I always assumed those nuts were celuloid rather than bone/ebony. Although I have nothing to back up my theory as I have never seen any in the flesh.

Henning
09-20-2016, 02:33 AM
I always assumed those nuts were celuloid rather than bone/ebony. Although I have nothing to back up my theory as I have never seen any in the flesh.

And so they are, arenīt they
Celluloid or ABS though itīs called oxbone or what ever it isnīt! :mad:

I like the 90/10 better than 60/40 and it also seems more reaonable.

I did like this:
94446

Maple and ebony, oops! now I jumped to the other end of the strings.:rolleyes:

Dan Gleibitz
10-25-2016, 11:42 PM
Challenge accepted!

Still a week away from sound testing...

http://i.imgur.com/xZ6ohkn.jpg

Michael N.
10-25-2016, 11:54 PM
I didn't mean the saddle as well! That's going to add some weight, kind of the opposite of our understanding of the theory. Still, ukes aren't guitars and you may as well try it. It just might work out.

Dan Gleibitz
10-26-2016, 12:28 AM
Ha, I know. It's solid brass, and the minute I cut it I thought, 'oh, heck, heavy, bad!' There's still some to take off once the fretboard is radiused and for string compensation, but right now I've got a 7 gram bridge with a 20 gram saddle.

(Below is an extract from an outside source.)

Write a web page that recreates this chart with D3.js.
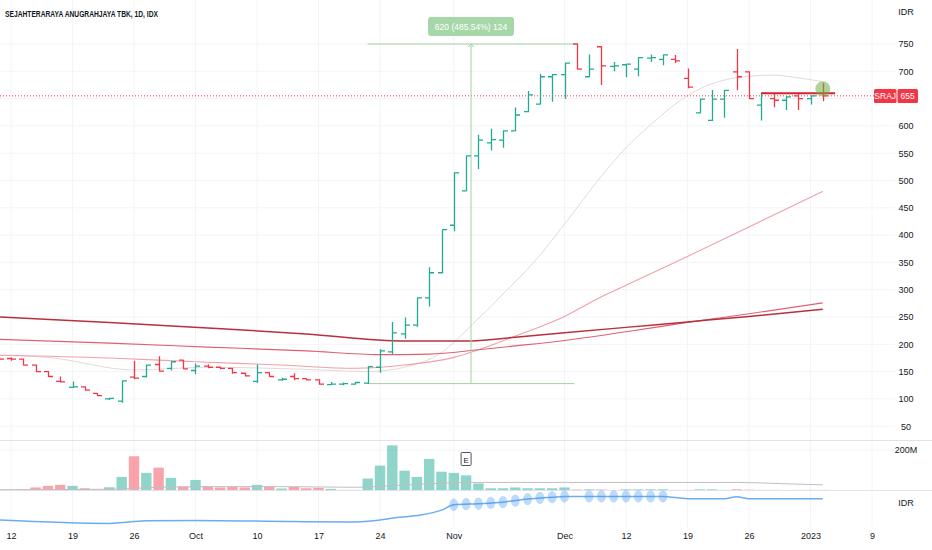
<!DOCTYPE html>
<html>
<head>
<meta charset="utf-8">
<script src="https://cdn.jsdelivr.net/npm/d3@7"></script>
<style>
    body { margin: 0; background: #ffffff; }
    svg { display: block; font-family: "Liberation Sans Narrow", "Liberation Sans", Arial, sans-serif; }
</style>
</head>
<body>
<svg id="chart" width="932" height="550"></svg>
<script>
// =============================================================================
// data
// =============================================================================
var title = "SEJAHTERARAYA ANUGRAHJAYA TBK, 1D, IDX";
var firstIndex = -1;   // index of the first bar, 0 = Sep 12

var opens  = [176,174,173,162,150,132,121,122,110,100, 96,140,141,163,156,171,152,160,158,156,147,132,148,135,141,137,135,126,127,127,129,158,186,219,235,285,331,418,481,545,569,574,591,626,640,690,694,750,690,745,709,712,704,724,722,722,687,624,610,649,699,699,638,650,647,655,650,660];
var highs  = [177,175,173,162,150,140,131,122,110,101,133,169,162,177,168,171,164,162,158,156,147,162,148,138,146,137,135,130,129,130,159,190,240,248,285,340,410,514,545,583,594,591,633,663,694,694,715,750,730,745,716,713,725,730,730,729,704,649,665,665,740,699,660,660,654,660,655,678];
var lows   = [172,171,162,150,141,131,121,116,106, 99, 94,137,140,151,153,155,146,157,155,147,142,130,141,134,135,135,127,126,126,127,128,149,183,211,233,270,331,408,481,522,556,561,591,626,640,645,650,704,690,676,701,690,692,718,712,716,670,624,610,616,666,650,611,635,630,630,640,646];
var closes = [173,173,162,150,141,131,122,116,106,101,133,138,162,151,168,155,160,158,156,148,142,148,141,136,137,135,127,127,128,130,159,188,221,235,285,331,410,514,545,574,575,591,620,657,690,694,715,704,704,710,710,713,725,725,730,719,671,649,649,665,690,650,660,647,653,650,655,655];
var volumes = [3,3,6,15,23,28,23,11,6,16,67,169,87,113,62,20,52,18,15,18,15,28,18,10,18,11,13,8,3,3,59,123,223,98,67,156,93,87,75,35,11,11,15,11,11,11,15,5,6,5,2,6,6,6,6,3,3,6,6,3,6,4,3,3,2,3,3,3];

// moving averages on price, [bar index, value]
var ma200Pts = [[-1,250],[8,240],[16,230],[24,219],[32,206],[37,206],[41,213],[45,221],[50,231],[55,241],[60,251],[66,264]];
var ma100Pts = [[-1,209],[8,202],[16,195],[24,188],[30,181],[34,182],[38,190],[41,197],[45,207],[50,223],[55,240],[60,256],[66,276]];
var ma50Pts  = [[-1,180],[8,175],[15,168],[22,162],[28,156],[32,162],[36,176],[38,190],[41,215],[45,251],[48,287],[50,308],[55,361],[60,415],[66,480]];
var ma20Pts  = [[-1,180],[3,176],[10,153],[16,158],[24,154],[29,150],[32,158],[35,185],[37.5,236],[40,292],[42.5,350],[45,420],[48,508],[50,560],[52,602],[54,640],[56,668],[58,684],[60,691],[62,693],[64,688],[66,681]];

// volume average, [bar index, millions]
var volMaPts = [[-1,4],[8,6],[12,16],[16,19],[22,19],[28,16],[31,24],[34,33],[37,40],[45,40],[52,40],[59,40],[63,33],[66,28]];

// lower pane indicator, [bar index, value]
var indPts = [[-1,2.1],[8,1.2],[11,1.9],[15,2.0],[23,1.7],[28,1.6],[31.6,2.8],[33.3,3.4],[35,4.7],[36,6.1],[38,6.4],[40,6.8],[42,7.6],[43,7.9],[44,8.1],[45,8.3],[53,8.3],[55,7.7],[58,7.7],[59,8.2],[60,7.7],[66,7.7]];
var indMarkers = [[36,6.1],[37,6.3],[38,6.4],[39,6.6],[40,6.8],[41,7.2],[42,7.6],[43,7.9],[44,8.1],[45,8.3],[47,8.3],[48,8.3],[49,8.3],[50,8.3],[51,8.3],[52,8.3],[53,8.3]];

// axes
var priceGrid = [50,100,150,200,250,300,350,400,450,500,550,600,650,700,750];
var priceLabels = [50,100,150,200,250,300,350,400,450,500,550,600,700,750];   // 650 sits under the badge
var dateTickIdx = [0,5,10,15,20,25,30,36,45,50,55,60,65,70];
var dateTickLabels = ["12","19","26","Oct","10","17","24","Nov","Dec","12","19","26","2023","9"];

// drawings
var lastPrice = 655;
var measureLow = 128, measureHigh = 750, measureFrom = 29, measureTo = 45.8;
var measureText = "620 (485.54%) 124";
var levelPrice = 660, levelFrom = 61, levelTo = 67;
var earningsIdx = 37;

// =============================================================================
// colours
// =============================================================================
var UP = "#22ab94", DOWN = "#f23645";
var UP_VOL = "rgba(34,171,148,0.5)", DOWN_VOL = "rgba(242,54,69,0.45)";
var GRID = "#f2f4f9", SEP = "#e0e3eb", TEXT = "#131722";

// =============================================================================
// scales
// =============================================================================
var plotRight = 895;
var x = d3.scaleLinear().domain([0, 70]).range([11, 872]);
var y = d3.scaleLinear().domain([50, 750]).range([426.2, 44]);
var yVol = d3.scaleLinear().domain([0, 200]).range([490.5, 450]);
var yInd = d3.scaleLinear().domain([0, 10]).range([528, 490]);

var bars = opens.map(function (o, k) {
    return { i: firstIndex + k, o: o, h: highs[k], l: lows[k], c: closes[k], v: volumes[k] };
});

var svg = d3.select("#chart");
svg.append("rect").attr("width", 932).attr("height", 550).attr("fill", "#ffffff");

var defs = svg.append("defs");
defs.append("clipPath").attr("id", "clipPrice").append("rect")
    .attr("x", 0).attr("y", 0).attr("width", plotRight).attr("height", 440);
defs.append("clipPath").attr("id", "clipVol").append("rect")
    .attr("x", 0).attr("y", 441).attr("width", plotRight).attr("height", 49);
defs.append("clipPath").attr("id", "clipInd").append("rect")
    .attr("x", 0).attr("y", 491).attr("width", plotRight).attr("height", 36);

// grid ========================================================================
var grid = svg.append("g");
grid.selectAll("line.v").data(dateTickIdx).enter().append("line")
    .attr("x1", function (d) { return x(d); }).attr("x2", function (d) { return x(d); })
    .attr("y1", 0).attr("y2", 527)
    .attr("stroke", GRID).attr("stroke-width", 1);
grid.selectAll("line.h").data(priceGrid).enter().append("line")
    .attr("x1", 0).attr("x2", plotRight)
    .attr("y1", function (d) { return y(d); }).attr("y2", function (d) { return y(d); })
    .attr("stroke", GRID).attr("stroke-width", 1);
grid.append("line")
    .attr("x1", 0).attr("x2", plotRight).attr("y1", yVol(200)).attr("y2", yVol(200))
    .attr("stroke", GRID);
[440.5, 490.5].forEach(function (yy) {
    grid.append("line").attr("x1", 0).attr("x2", 932).attr("y1", yy).attr("y2", yy)
        .attr("stroke", SEP).attr("stroke-width", 1);
});

// =============================================================================
// price pane
// =============================================================================
var pricePane = svg.append("g").attr("clip-path", "url(#clipPrice)");

var maLine = d3.line()
    .x(function (d) { return x(d[0]); })
    .y(function (d) { return y(d[1]); })
    .curve(d3.curveMonotoneX);

pricePane.append("path").datum(ma20Pts).attr("d", maLine)
    .attr("fill", "none").attr("stroke", "#e6d8db").attr("stroke-width", 1);
pricePane.append("path").datum(ma50Pts).attr("d", maLine)
    .attr("fill", "none").attr("stroke", "#f0a0a8").attr("stroke-width", 1.1);
pricePane.append("path").datum(ma100Pts).attr("d", maLine)
    .attr("fill", "none").attr("stroke", "#e06072").attr("stroke-width", 1.2);
pricePane.append("path").datum(ma200Pts).attr("d", maLine)
    .attr("fill", "none").attr("stroke", "#b8303c").attr("stroke-width", 1.5);

// last price line
pricePane.append("line")
    .attr("x1", 0).attr("x2", 874).attr("y1", y(lastPrice)).attr("y2", y(lastPrice))
    .attr("stroke", DOWN).attr("stroke-width", 1).attr("stroke-dasharray", "1,2");

// measure tool
var measure = pricePane.append("g").attr("stroke", "#9fd3a1").attr("stroke-width", 1);
var mMid = (measureFrom + measureTo) / 2;
measure.append("line").attr("x1", x(measureFrom)).attr("x2", x(measureTo))
    .attr("y1", y(measureHigh)).attr("y2", y(measureHigh));
measure.append("line").attr("x1", x(measureFrom)).attr("x2", x(measureTo))
    .attr("y1", y(measureLow)).attr("y2", y(measureLow));
measure.append("line").attr("x1", x(mMid)).attr("x2", x(mMid))
    .attr("y1", y(measureHigh)).attr("y2", y(measureLow));
measure.append("path").attr("fill", "none")
    .attr("d", "M" + (x(mMid) - 3) + "," + (y(measureHigh) + 3) + "L" + x(mMid) + "," + y(measureHigh) + "L" + (x(mMid) + 3) + "," + (y(measureHigh) + 3));
svg.append("rect")
    .attr("x", x(mMid) - 43).attr("y", 17).attr("width", 86).attr("height", 19).attr("rx", 3)
    .attr("fill", "#a6d7a8");
svg.append("text")
    .attr("x", x(mMid)).attr("y", 29.5).attr("text-anchor", "middle")
    .attr("font-size", 8.5).attr("fill", "#ffffff")
    .text(measureText);

// OHLC bars
pricePane.selectAll("path.bar").data(bars).enter().append("path")
    .attr("class", "bar")
    .attr("d", function (d) {
        var cx = Math.round(x(d.i)) + 0.5;
        return "M" + (cx - 4.5) + "," + y(d.o) + "H" + cx +
            "M" + cx + "," + (y(d.h) - 0.5) + "V" + (y(d.l) + 0.5) +
            "M" + cx + "," + y(d.c) + "H" + (cx + 4.5);
    })
    .attr("fill", "none")
    .attr("stroke", function (d) { return d.c >= d.o ? UP : DOWN; })
    .attr("stroke-width", 1.3);

// horizontal level drawn on the chart
pricePane.append("line")
    .attr("x1", x(levelFrom)).attr("x2", x(levelTo))
    .attr("y1", y(levelPrice)).attr("y2", y(levelPrice))
    .attr("stroke", "#d8232f").attr("stroke-width", 2);

// highlight on the last bar
pricePane.append("circle")
    .attr("cx", x(bars[bars.length - 1].i)).attr("cy", y(668)).attr("r", 7.5)
    .attr("fill", "rgba(110,175,70,0.55)");

// =============================================================================
// volume pane
// =============================================================================
var volPane = svg.append("g").attr("clip-path", "url(#clipVol)");
volPane.selectAll("rect.vol").data(bars).enter().append("rect")
    .attr("x", function (d) { return x(d.i) - 5.2; })
    .attr("width", 10.4)
    .attr("y", function (d) { return yVol(d.v); })
    .attr("height", function (d) { return yVol(0) - yVol(d.v); })
    .attr("fill", function (d) { return d.c >= d.o ? UP_VOL : DOWN_VOL; });

var volLine = d3.line()
    .x(function (d) { return x(d[0]); })
    .y(function (d) { return yVol(d[1]); })
    .curve(d3.curveMonotoneX);
volPane.append("path").datum(volMaPts).attr("d", volLine)
    .attr("fill", "none").attr("stroke", "#c4bcc4").attr("stroke-width", 1);

// earnings marker
var eg = svg.append("g");
eg.append("rect")
    .attr("x", x(earningsIdx) - 5).attr("y", 452.5).attr("width", 10).attr("height", 13).attr("rx", 1)
    .attr("fill", "#ffffff").attr("stroke", "#50535e").attr("stroke-width", 1);
eg.append("text")
    .attr("x", x(earningsIdx)).attr("y", 462.5).attr("text-anchor", "middle")
    .attr("font-size", 8).attr("fill", TEXT).text("E");

// =============================================================================
// indicator pane
// =============================================================================
var indPane = svg.append("g").attr("clip-path", "url(#clipInd)");
var indLine = d3.line()
    .x(function (d) { return x(d[0]); })
    .y(function (d) { return yInd(d[1]); })
    .curve(d3.curveMonotoneX);
indPane.append("path").datum(indPts).attr("d", indLine)
    .attr("fill", "none").attr("stroke", "#6aaef2").attr("stroke-width", 1.5);
svg.selectAll("ellipse.mk").data(indMarkers).enter().append("ellipse")
    .attr("cx", function (d) { return x(d[0]); })
    .attr("cy", function (d) { return yInd(d[1]); })
    .attr("rx", 4.4).attr("ry", 6.2)
    .attr("fill", "rgba(66,150,240,0.35)");

// =============================================================================
// axes
// =============================================================================
var priceAxis = svg.append("g")
    .attr("transform", "translate(897,0)")
    .call(d3.axisRight(y).tickValues(priceLabels).tickSize(0).tickPadding(9));
priceAxis.select(".domain").remove();
priceAxis.selectAll("text")
    .attr("text-anchor", "middle").attr("font-size", 9).attr("fill", TEXT);

var volAxis = svg.append("g")
    .attr("transform", "translate(897,0)")
    .call(d3.axisRight(yVol).tickValues([200]).tickSize(0).tickPadding(9)
        .tickFormat(function (d) { return d + "M"; }));
volAxis.select(".domain").remove();
volAxis.selectAll("text").attr("text-anchor", "middle").attr("font-size", 9).attr("fill", TEXT);

svg.append("text").attr("x", 906).attr("y", 15).attr("text-anchor", "middle")
    .attr("font-size", 9).attr("fill", TEXT).text("IDR");
svg.append("text").attr("x", 906).attr("y", 506).attr("text-anchor", "middle")
    .attr("font-size", 9).attr("fill", TEXT).text("IDR");

var dateAxis = svg.append("g")
    .attr("transform", "translate(0,530)")
    .call(d3.axisBottom(x).tickValues(dateTickIdx).tickSize(0).tickPadding(3)
        .tickFormat(function (d, k) { return dateTickLabels[k]; }));
dateAxis.select(".domain").remove();
dateAxis.selectAll("text").attr("font-size", 9).attr("fill", TEXT);

// last price badge
var badge = svg.append("g");
badge.append("rect").attr("x", 874).attr("y", 89).attr("width", 22.5).attr("height", 14)
    .attr("rx", 1.5).attr("fill", DOWN);
badge.append("rect").attr("x", 897.5).attr("y", 89).attr("width", 20.5).attr("height", 14)
    .attr("rx", 1.5).attr("fill", DOWN);
badge.append("text").attr("x", 885.2).attr("y", y(lastPrice) + 3).attr("text-anchor", "middle")
    .attr("font-size", 8.5).attr("fill", "#ffffff").text("SRAJ");
badge.append("text").attr("x", 907.7).attr("y", y(lastPrice) + 3).attr("text-anchor", "middle")
    .attr("font-size", 8.5).attr("fill", "#ffffff").text(lastPrice);

// title
svg.append("text")
    .attr("x", 5).attr("y", 16.7)
    .attr("font-size", 8.8).attr("font-weight", 700).attr("fill", TEXT)
    .attr("textLength", 153).attr("lengthAdjust", "spacingAndGlyphs")
    .text(title);
</script>
</body>
</html>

Figure nothing lost if it's a dud, plus it's probably the easiest thing to A/B with bone.

That said I've read of people gluing a coin under the bridge claiming the added weight increases sustain. And there's always the option of machining it, taking a bit out of each side or something more decorative like a violin bridge.

pritch
10-26-2016, 01:17 AM
I just wonder about your opinion. If metal was good, it would be used, like in electric guitars wouldnīt it?


Most electric guitars have metal hardware at the bridge end? My Fender came with a steel nut as well. So it's not unknown.

Dan Gleibitz
10-27-2016, 12:17 AM
I didn't mean the saddle as well! That's going to add some weight, kind of the opposite of our understanding of the theory. Still, ukes aren't guitars and you may as well try it. It just might work out.

I put it through a Jenny Craig program. Now it's only _twice_ as heavy as a bone saddle!